I can tell you right now that I am not making rapid progress in learning the piano. I only sit down to practice once or twice per week and usually only for 15 minutes at a time. This blog was exhilarating and exciting for me for the first 4 of my posts. (I am actually surprised it lasted that long without my excitement waning). But today was a different story. My goal is to write and post something every day. But when I sat down to write this post, I initially felt uninspired and unmotivated, and did not feel like doing it. Thankfully, I was able to fight through that feeling, and I hope you are the better for having read this far.
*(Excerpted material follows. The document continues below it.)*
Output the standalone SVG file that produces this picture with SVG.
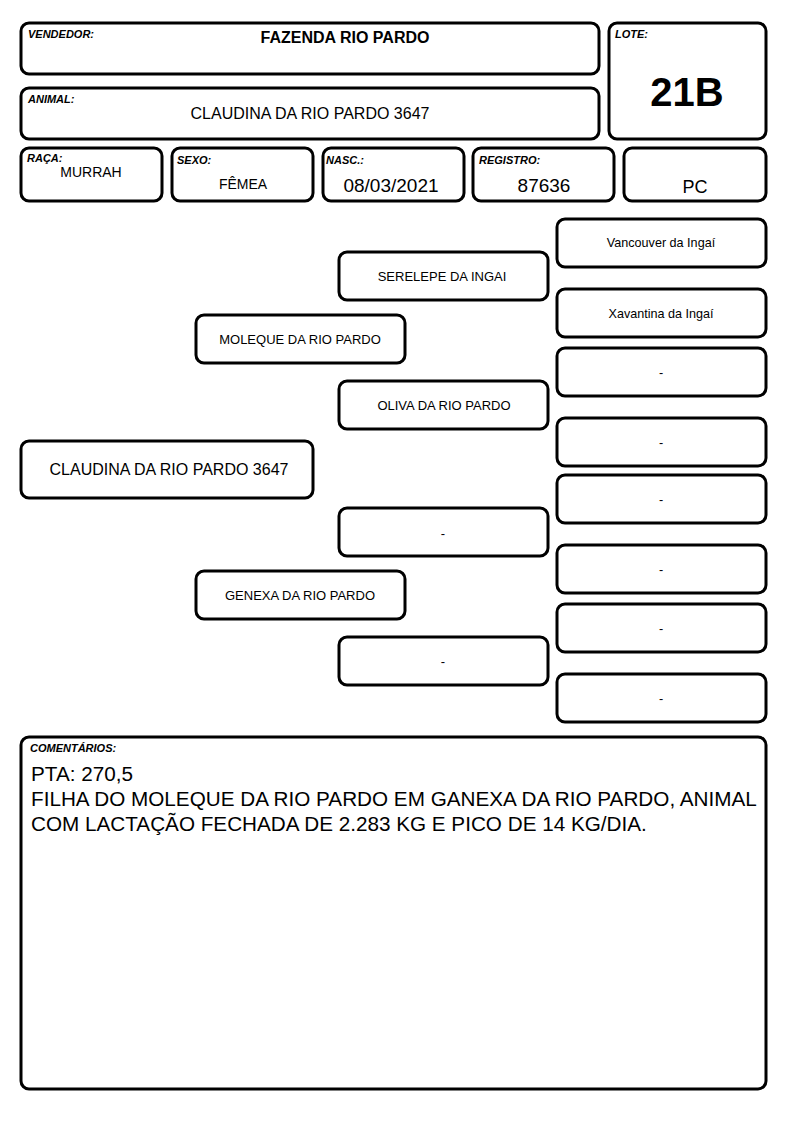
<svg xmlns="http://www.w3.org/2000/svg" width="794" height="1123" viewBox="0 0 794 1123">
<style>
.b{fill:#fff;stroke:#000;stroke-width:3}
.l{font-family:"Liberation Sans",Arial,sans-serif;font-size:11px;font-weight:bold;font-style:italic;fill:#000}
.t{font-family:"Liberation Sans",Arial,sans-serif;fill:#000;text-anchor:middle}
.p{font-family:"Liberation Sans",Arial,sans-serif;fill:#000;text-anchor:middle;font-size:13px}
.s{font-family:"Liberation Sans",Arial,sans-serif;fill:#000;text-anchor:middle;font-size:12.6px}
.c{font-family:"Liberation Sans",Arial,sans-serif;font-size:20.7px;fill:#000}
</style>
<rect width="794" height="1123" fill="#fff"/>
<g id="vendedor"><rect class="b" x="21" y="23" width="578" height="51" rx="8"/><text class="l" x="28" y="38">VENDEDOR:</text><text class="t" x="345" y="43" font-size="16" font-weight="bold">FAZENDA RIO PARDO</text></g>
<g id="animal"><rect class="b" x="21" y="88" width="578" height="51" rx="8"/><text class="l" x="28" y="103">ANIMAL:</text><text class="t" x="310" y="119" font-size="16">CLAUDINA DA RIO PARDO 3647</text></g>
<g id="lote"><rect class="b" x="609" y="23" width="157" height="116" rx="8"/><text class="l" x="615" y="38">LOTE:</text><text class="t" x="687" y="106" font-size="40" font-weight="bold">21B</text></g>
<g id="raca"><rect class="b" x="21" y="148" width="141" height="53" rx="8"/><text class="l" x="27" y="162">RAÇA:</text><text class="t" x="91" y="177" font-size="14">MURRAH</text></g>
<g id="sexo"><rect class="b" x="172" y="148" width="141" height="53" rx="8"/><text class="l" x="177" y="164">SEXO:</text><text class="t" x="243" y="189" font-size="14">FÊMEA</text></g>
<g id="nasc"><rect class="b" x="323" y="148" width="141" height="53" rx="8"/><text class="l" x="326" y="164">NASC.:</text><text class="t" x="391" y="192" font-size="19">08/03/2021</text></g>
<g id="registro"><rect class="b" x="473" y="148" width="141" height="53" rx="8"/><text class="l" x="479" y="164">REGISTRO:</text><text class="t" x="544" y="192" font-size="19">87636</text></g>
<g id="pc"><rect class="b" x="624" y="148" width="142" height="53" rx="8"/><text class="t" x="695" y="193" font-size="18">PC</text></g>
<g id="claudina"><rect class="b" x="21" y="441" width="292" height="57" rx="8"/><text class="t" x="169" y="475" font-size="16">CLAUDINA DA RIO PARDO 3647</text></g>
<g id="moleque"><rect class="b" x="196" y="315" width="209" height="48" rx="8"/><text class="p" x="300" y="344">MOLEQUE DA RIO PARDO</text></g>
<g id="genexa"><rect class="b" x="196" y="571" width="209" height="48" rx="8"/><text class="p" x="300" y="600">GENEXA DA RIO PARDO</text></g>
<g id="serelepe"><rect class="b" x="339" y="252" width="209" height="48" rx="8"/><text class="p" x="442" y="281">SERELEPE DA INGAI</text></g>
<g id="oliva"><rect class="b" x="339" y="381" width="209" height="48" rx="8"/><text class="p" x="444" y="410">OLIVA DA RIO PARDO</text></g>
<g id="mgs"><rect class="b" x="339" y="508" width="209" height="48" rx="8"/><text class="p" x="443" y="538">-</text></g>
<g id="mgd"><rect class="b" x="339" y="637" width="209" height="48" rx="8"/><text class="p" x="443" y="666">-</text></g>
<g id="vancouver"><rect class="b" x="557" y="219" width="209" height="48" rx="8"/><text class="s" x="661" y="247">Vancouver da Ingaí</text></g>
<g id="xavantina"><rect class="b" x="557" y="289" width="209" height="48" rx="8"/><text class="s" x="661" y="318">Xavantina da Ingaí</text></g>
<g id="g3"><rect class="b" x="557" y="348" width="209" height="48" rx="8"/><text class="s" x="661" y="377">-</text></g>
<g id="g4"><rect class="b" x="557" y="418" width="209" height="48" rx="8"/><text class="s" x="661" y="447">-</text></g>
<g id="g5"><rect class="b" x="557" y="475" width="209" height="48" rx="8"/><text class="s" x="661" y="504">-</text></g>
<g id="g6"><rect class="b" x="557" y="545" width="209" height="48" rx="8"/><text class="s" x="661" y="574">-</text></g>
<g id="g7"><rect class="b" x="557" y="604" width="209" height="48" rx="8"/><text class="s" x="661" y="633">-</text></g>
<g id="g8"><rect class="b" x="557" y="674" width="209" height="48" rx="8"/><text class="s" x="661" y="703">-</text></g>
<g id="connectors"></g>
<g id="comentarios"><rect class="b" x="21" y="737" width="745" height="352" rx="8"/><text class="l" x="30" y="752">COMENTÁRIOS:</text>
<text class="c" x="31" y="781">PTA: 270,5</text>
<text class="c" x="31" y="806">FILHA DO MOLEQUE DA RIO PARDO EM GANEXA DA RIO PARDO, ANIMAL</text>
<text class="c" x="31" y="831">COM LACTAÇÃO FECHADA DE 2.283 KG E PICO DE 14 KG/DIA.</text></g>
</svg>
We love beauty. We are wired for it. We vacation to places where we can behold the beauty of the majestic creation. We listen to beautiful music. We enjoy watching professional athletes because they manifest an element of beauty as they compete to be the best at their craft. We appreciate beautiful furniture, clothing, cars, homes, etc. But the greatest violinist or the most gifted ballet dancer, or the most beautiful opera singer did not become that way without hours upon hours of hard work in the quiet places and in the early morning and late at night. They did not work at practice and discipline only when they felt inspired and only when they felt refreshed and motivated. They had to commit themselves to discipline and practice on a daily basis. They lived their daily life with inspired resolve. For while it is easy to pursue your goals when you are inspired, you need resolve to pursue them when you can’t find or remember the inspiration that led you to make the goal to begin with.
As you walk with me on my journey of living with inspired resolve, I hope you and I will both commit to growing in the seemingly boring, mundane, grind of daily faithfulness working towards our goals. For it is in that boring world, that we can truly accomplish great things.